* [Requirements]:
Copy all the data exactly, except the pictures.

______

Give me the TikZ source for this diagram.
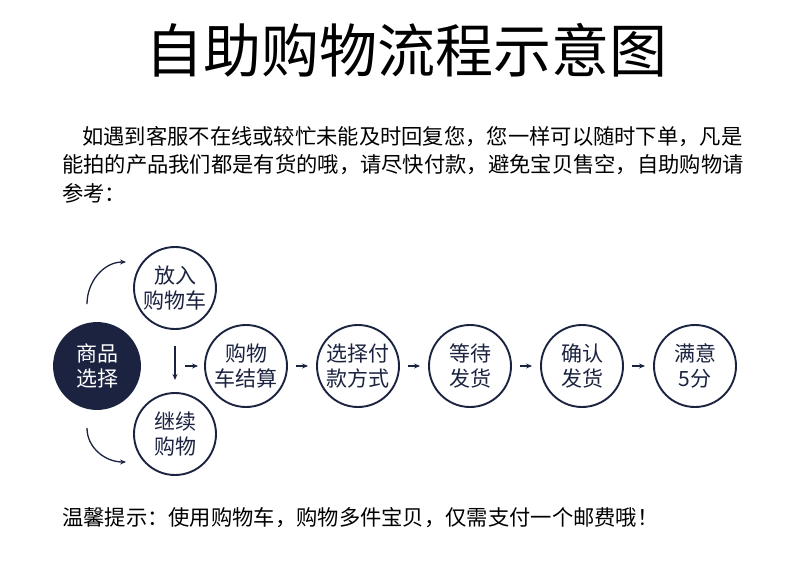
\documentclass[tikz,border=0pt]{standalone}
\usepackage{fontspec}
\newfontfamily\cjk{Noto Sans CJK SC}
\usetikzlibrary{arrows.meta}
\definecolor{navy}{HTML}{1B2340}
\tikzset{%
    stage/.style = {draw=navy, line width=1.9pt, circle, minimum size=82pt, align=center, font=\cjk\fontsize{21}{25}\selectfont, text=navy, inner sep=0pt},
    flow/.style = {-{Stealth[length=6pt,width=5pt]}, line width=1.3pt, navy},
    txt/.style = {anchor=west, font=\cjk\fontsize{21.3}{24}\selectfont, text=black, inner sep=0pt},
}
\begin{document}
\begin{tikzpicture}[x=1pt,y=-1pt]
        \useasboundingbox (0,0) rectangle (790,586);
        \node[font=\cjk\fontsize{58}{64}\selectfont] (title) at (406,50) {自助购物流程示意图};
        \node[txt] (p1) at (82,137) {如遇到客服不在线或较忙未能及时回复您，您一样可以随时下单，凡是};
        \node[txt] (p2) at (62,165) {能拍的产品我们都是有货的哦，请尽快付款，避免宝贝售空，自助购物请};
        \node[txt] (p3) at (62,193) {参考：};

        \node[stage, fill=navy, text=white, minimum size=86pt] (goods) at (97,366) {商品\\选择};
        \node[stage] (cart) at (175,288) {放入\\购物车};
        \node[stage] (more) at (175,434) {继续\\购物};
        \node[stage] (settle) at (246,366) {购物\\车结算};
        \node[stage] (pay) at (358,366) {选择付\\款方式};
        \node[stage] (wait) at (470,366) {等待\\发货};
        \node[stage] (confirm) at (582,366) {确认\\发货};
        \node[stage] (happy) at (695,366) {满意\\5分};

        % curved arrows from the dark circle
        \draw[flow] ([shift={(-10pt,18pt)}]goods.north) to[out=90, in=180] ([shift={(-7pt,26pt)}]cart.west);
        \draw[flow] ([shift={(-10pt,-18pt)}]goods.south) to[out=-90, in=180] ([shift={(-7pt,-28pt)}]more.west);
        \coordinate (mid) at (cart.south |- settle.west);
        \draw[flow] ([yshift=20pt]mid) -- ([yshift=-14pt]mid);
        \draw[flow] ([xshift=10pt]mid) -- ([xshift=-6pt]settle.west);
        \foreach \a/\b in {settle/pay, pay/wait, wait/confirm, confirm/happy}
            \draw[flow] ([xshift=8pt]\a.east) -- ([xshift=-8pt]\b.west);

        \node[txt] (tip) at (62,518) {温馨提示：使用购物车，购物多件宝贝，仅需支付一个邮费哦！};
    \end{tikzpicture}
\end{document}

______

* [Finished answer]:
Give me the TikZ source for this diagram.
\documentclass[tikz,border=0pt]{standalone}
\usepackage{fontspec}
\newfontfamily\cjk{Noto Sans CJK SC}
\usetikzlibrary{arrows.meta}
\definecolor{navy}{HTML}{1B2340}
\tikzset{%
    stage/.style = {draw=navy, line width=1.9pt, circle, minimum size=82pt, align=center, font=\cjk\fontsize{21}{25}\selectfont, text=navy, inner sep=0pt},
    flow/.style = {-{Stealth[length=6pt,width=5pt]}, line width=1.3pt, navy},
    txt/.style = {anchor=west, font=\cjk\fontsize{21.3}{24}\selectfont, text=black, inner sep=0pt},
}
\begin{document}
\begin{tikzpicture}[x=1pt,y=-1pt]
        \useasboundingbox (0,0) rectangle (790,586);
        \node[font=\cjk\fontsize{58}{64}\selectfont] (title) at (406,50) {自助购物流程示意图};
        \node[txt] (p1) at (82,137) {如遇到客服不在线或较忙未能及时回复您，您一样可以随时下单，凡是};
        \node[txt] (p2) at (62,165) {能拍的产品我们都是有货的哦，请尽快付款，避免宝贝售空，自助购物请};
        \node[txt] (p3) at (62,193) {参考：};

        \node[stage, fill=navy, text=white, minimum size=86pt] (goods) at (97,366) {商品\\选择};
        \node[stage] (cart) at (175,288) {放入\\购物车};
        \node[stage] (more) at (175,434) {继续\\购物};
        \node[stage] (settle) at (246,366) {购物\\车结算};
        \node[stage] (pay) at (358,366) {选择付\\款方式};
        \node[stage] (wait) at (470,366) {等待\\发货};
        \node[stage] (confirm) at (582,366) {确认\\发货};
        \node[stage] (happy) at (695,366) {满意\\5分};

        % curved arrows from the dark circle
        \draw[flow] ([shift={(-10pt,18pt)}]goods.north) to[out=90, in=180] ([shift={(-7pt,26pt)}]cart.west);
        \draw[flow] ([shift={(-10pt,-18pt)}]goods.south) to[out=-90, in=180] ([shift={(-7pt,-28pt)}]more.west);
        \coordinate (mid) at (cart.south |- settle.west);
        \draw[flow] ([yshift=20pt]mid) -- ([yshift=-14pt]mid);
        \draw[flow] ([xshift=10pt]mid) -- ([xshift=-6pt]settle.west);
        \foreach \a/\b in {settle/pay, pay/wait, wait/confirm, confirm/happy}
            \draw[flow] ([xshift=8pt]\a.east) -- ([xshift=-8pt]\b.west);

        \node[txt] (tip) at (62,518) {温馨提示：使用购物车，购物多件宝贝，仅需支付一个邮费哦！};
    \end{tikzpicture}
\end{document}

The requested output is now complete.